Pina, Bill & Sabina at soccer game (circa 1987)

He worked as an electronics engineer for the United States Coast Guard for 27 years (ranking a CWO4).  This was predictable having come from a military family.  He enlisted when he was 17, much to his step-mother's chagrin.

Things Bill liked:

  • His daughter Sabina remembers him watching "60 Minutes" and "The Wonder Years" TV shows with her and really liking him.  He also enjoyed "Married with Children" and "Cosby" and loved watching the Olympics
  • Seafood
  • Fishing (especially with his Uncle Joe Ferranti) - When he retired from the Coast Guard he had to keep himself busy, so he studied oceanography and became a commercial fisherman for the love of it.
  • Reading - especially Reader’s Digest and their series of condensed books, author James A. Michener; author of Chesapeake, Alaska, etc. and The New Yorker and National Geographic magazines (he loved New York City) 
  • Skin and scuba diving
  • Racquetball
  • Water skiing (he was a natural)
  • Linguistics (he became fluent in Italian and could get by in French and Spanish)
  • Alaska and the American Northwest in general (where his ancestors were from)
  • Observing Olympic sports
  • Electronic gadgets (after all, he WAS an electronics engineer for the Coast Guard)

Some things Dad used to always say:

  • Human beings are social animals.  We need to socialize or we die.
  • You can be anything you want to be.  Think big!  You don't want a house in the country, you want a mansion. You don't want a Mercedes Benz, you want a limousine.
  • Anything can be learned from a book.  (Little did he know that eventually anything could be learned from a linked computer terminal.)
  • Cry quiet (when his kids used to bawl).
  • Did I stutter?
  • You can't learn it through osmosis?
  • Did you read the instruction manual?

He was raised in Hawaii and Arizona, but born in California.  He also lived in Italy, Spain and New York City.  When he met Pina in Italy, he learned to speak Italian (he was 1/4 Italian himself).  He had an aptitude for languages, as did Pina.  He got by in French and Spanish when in Europe but he spoke Italian pretty fluently for someone who learned it in adulthood.  He was accepted by his in-laws as one of their own.  He used to explain how European languages are all related and that in some instances word patterns can be used to help find what one is trying to say, especially with Italian, which is so close to Latin.

He loved to read; he loved the ocean and fishing (not surprising from someone born in Monterey, California).  In fact, he became a commercial fisherman for pleasure when he "retired" (something he knew he could never do) from the Coast Guard in 1984.  He was not a perfect man, but he deserves to be remembered as yet another victim of the very addictive cigarettes that are pushed on children every day.

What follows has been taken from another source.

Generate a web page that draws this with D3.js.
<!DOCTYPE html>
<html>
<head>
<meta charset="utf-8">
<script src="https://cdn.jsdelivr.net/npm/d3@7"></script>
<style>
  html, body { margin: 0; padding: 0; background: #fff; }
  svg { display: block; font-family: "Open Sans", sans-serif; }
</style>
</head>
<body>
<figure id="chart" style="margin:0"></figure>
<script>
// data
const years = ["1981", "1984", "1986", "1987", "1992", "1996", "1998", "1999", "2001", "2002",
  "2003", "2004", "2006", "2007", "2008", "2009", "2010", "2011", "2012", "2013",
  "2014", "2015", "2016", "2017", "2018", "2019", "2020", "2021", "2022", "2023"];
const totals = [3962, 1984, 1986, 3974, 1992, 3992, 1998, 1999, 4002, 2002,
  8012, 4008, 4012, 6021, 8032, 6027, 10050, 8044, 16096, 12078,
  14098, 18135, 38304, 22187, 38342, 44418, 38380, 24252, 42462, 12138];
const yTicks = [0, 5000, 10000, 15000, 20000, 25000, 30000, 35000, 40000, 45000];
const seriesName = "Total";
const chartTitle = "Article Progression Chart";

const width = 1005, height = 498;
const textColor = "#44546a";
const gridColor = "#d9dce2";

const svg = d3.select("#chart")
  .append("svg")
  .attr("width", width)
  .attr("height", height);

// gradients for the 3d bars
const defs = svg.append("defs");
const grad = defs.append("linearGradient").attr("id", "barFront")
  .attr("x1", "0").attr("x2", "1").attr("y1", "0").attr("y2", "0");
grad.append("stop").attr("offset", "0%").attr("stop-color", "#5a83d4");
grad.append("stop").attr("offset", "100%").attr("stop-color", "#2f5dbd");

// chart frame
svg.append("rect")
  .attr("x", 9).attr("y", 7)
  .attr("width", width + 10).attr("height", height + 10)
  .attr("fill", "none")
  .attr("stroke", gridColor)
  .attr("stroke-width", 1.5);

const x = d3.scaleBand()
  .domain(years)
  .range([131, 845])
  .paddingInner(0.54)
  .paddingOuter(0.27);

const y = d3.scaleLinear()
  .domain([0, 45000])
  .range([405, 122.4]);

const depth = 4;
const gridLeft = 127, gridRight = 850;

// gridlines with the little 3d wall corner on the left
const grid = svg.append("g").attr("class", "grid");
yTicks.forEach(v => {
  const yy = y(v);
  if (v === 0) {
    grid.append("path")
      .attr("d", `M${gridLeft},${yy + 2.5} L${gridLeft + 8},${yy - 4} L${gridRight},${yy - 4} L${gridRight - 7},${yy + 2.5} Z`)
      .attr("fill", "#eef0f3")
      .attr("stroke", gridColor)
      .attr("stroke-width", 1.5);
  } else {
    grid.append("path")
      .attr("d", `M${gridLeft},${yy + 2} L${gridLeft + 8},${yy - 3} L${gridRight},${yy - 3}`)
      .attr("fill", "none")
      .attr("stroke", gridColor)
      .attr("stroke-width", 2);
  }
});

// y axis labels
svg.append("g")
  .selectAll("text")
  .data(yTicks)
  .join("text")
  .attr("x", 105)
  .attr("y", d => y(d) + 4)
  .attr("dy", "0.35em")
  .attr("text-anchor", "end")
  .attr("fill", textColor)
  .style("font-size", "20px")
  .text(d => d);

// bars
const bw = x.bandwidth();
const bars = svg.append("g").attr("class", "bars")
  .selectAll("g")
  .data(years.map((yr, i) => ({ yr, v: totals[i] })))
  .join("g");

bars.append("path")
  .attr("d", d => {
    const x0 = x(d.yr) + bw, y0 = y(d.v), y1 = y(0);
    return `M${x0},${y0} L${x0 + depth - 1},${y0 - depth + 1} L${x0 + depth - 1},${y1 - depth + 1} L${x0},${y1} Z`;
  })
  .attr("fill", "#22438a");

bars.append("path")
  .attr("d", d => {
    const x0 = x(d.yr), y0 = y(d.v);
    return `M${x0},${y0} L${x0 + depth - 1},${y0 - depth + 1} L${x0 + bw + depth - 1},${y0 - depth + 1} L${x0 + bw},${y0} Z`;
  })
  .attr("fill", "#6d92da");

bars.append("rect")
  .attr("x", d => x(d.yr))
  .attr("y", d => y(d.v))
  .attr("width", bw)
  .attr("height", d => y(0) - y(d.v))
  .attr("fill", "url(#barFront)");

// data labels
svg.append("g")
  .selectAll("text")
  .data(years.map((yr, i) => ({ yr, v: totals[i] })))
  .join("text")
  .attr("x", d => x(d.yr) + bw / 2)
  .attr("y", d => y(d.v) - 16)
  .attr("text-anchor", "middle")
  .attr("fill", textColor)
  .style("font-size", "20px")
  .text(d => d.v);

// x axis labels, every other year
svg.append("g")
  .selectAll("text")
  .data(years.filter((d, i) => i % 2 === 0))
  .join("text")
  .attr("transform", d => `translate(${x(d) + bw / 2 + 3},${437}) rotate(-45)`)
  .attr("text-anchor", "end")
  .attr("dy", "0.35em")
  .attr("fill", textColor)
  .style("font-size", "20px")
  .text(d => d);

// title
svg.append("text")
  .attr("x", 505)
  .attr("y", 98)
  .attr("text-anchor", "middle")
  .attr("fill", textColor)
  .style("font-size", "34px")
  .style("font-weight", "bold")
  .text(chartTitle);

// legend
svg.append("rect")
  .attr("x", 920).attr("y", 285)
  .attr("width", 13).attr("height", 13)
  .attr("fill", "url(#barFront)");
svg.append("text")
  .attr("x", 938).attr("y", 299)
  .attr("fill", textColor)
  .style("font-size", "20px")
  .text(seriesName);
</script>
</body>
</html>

Perhaps if it hadn't been so cool for him to light up at 13 years of age, he would be alive today instead of just having missed his 51st birthday.  Ironically, his biological mother died at the same age (50) from smoking as well.

Like me and his brother, Dan Stief, Dad was very spellbound by Barbra Streisand.  He was remembered debating with others on how she was the most talented singer, if not the most talented woman in the world "by far".  He was also a big fan of Karen Carpenter, Clearance Clearwater, Dionne Warwick and Neil Diamond.  I think he must have overloaded when Neil Diamond and Barbra Streisand did the You Don't Bring Me Flowers duet! 

His favorite comedian was Bill Cosby, because Bill was very pro-education and did not curse when he told jokes.

Bill was a victim of the tobacco industry.  Let's get that straight because some people have debated it.  The attending physician in the emergency room told Bill's wife that Bill died because he resumed smoking after his quintuple bypass a few years earlier.  Ironically, Bill hated cigarettes and smoking.  He could not quit despite his efforts.  His cause of death was an aortic aneurysm.